Edit: Here’s the link to blackbag with patch applied.
3. In Which I Read
With addresses for compressed chunks in hand, I open up the file in my hex editor.
Deezee found the first compressed segment around 384 bytes from the beginning of the file. Here’s where technique comes into the picture.
Deezee found three “hits” in the image. I assume they aren’t just sprinkled haphazardly throughout the image; there should be some kind of header on them. I want to know what that header looks like. Maybe it’s used for things besides compressed blobs? The way I’m going to do that is, I’m going to compare the bytes surrounding the compressed blobs for all three hits.
So, comparing the preceding 384 bytes of that and the other two hits, I see several similarities:
- A 4-byte signature. I can tell because it’s always the same four bytes, in the same place relative to the blob.
- An ASCIIZ string, apparently describing the firmware version, padded to 128 bytes. You see “padded strings” all the time in binaries; what they are is a C-struct with a “char version[128]”.
- A 16-byte ASCIIZ string of numbers describing just the version, again padded with NULs.
- 4 bytes which, when unpacked as an integer, happens to match the size of the compressed chunk. (If your hex editor won’t tell you the big and little endian 32 bit value of four highlighted bytes, get a new hex editor).
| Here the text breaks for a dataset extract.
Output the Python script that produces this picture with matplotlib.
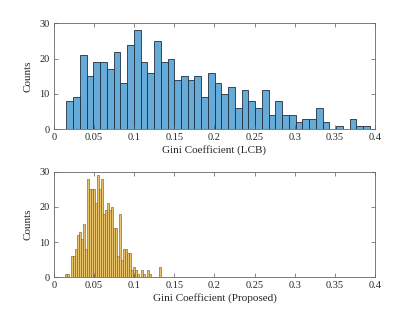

This is the trick that cracks most image formats: you look for 16 or 32 bit fields that look like lengths, and try to reconcile them to the file and its features.
- 4 bytes which… hmm… could be CRC32 checksum? This is a bit of a shot in the dark, but it’s easy enough to check:
$ cat app.bin | ruby -e \ 'require "zlib"; puts Zlib.crc32( STDIN.read ).to_s(16)' a76ea2ad
And… they match! I’ll need to keep this checksum in mind when I try modifying the file. Bodes well for no code signing!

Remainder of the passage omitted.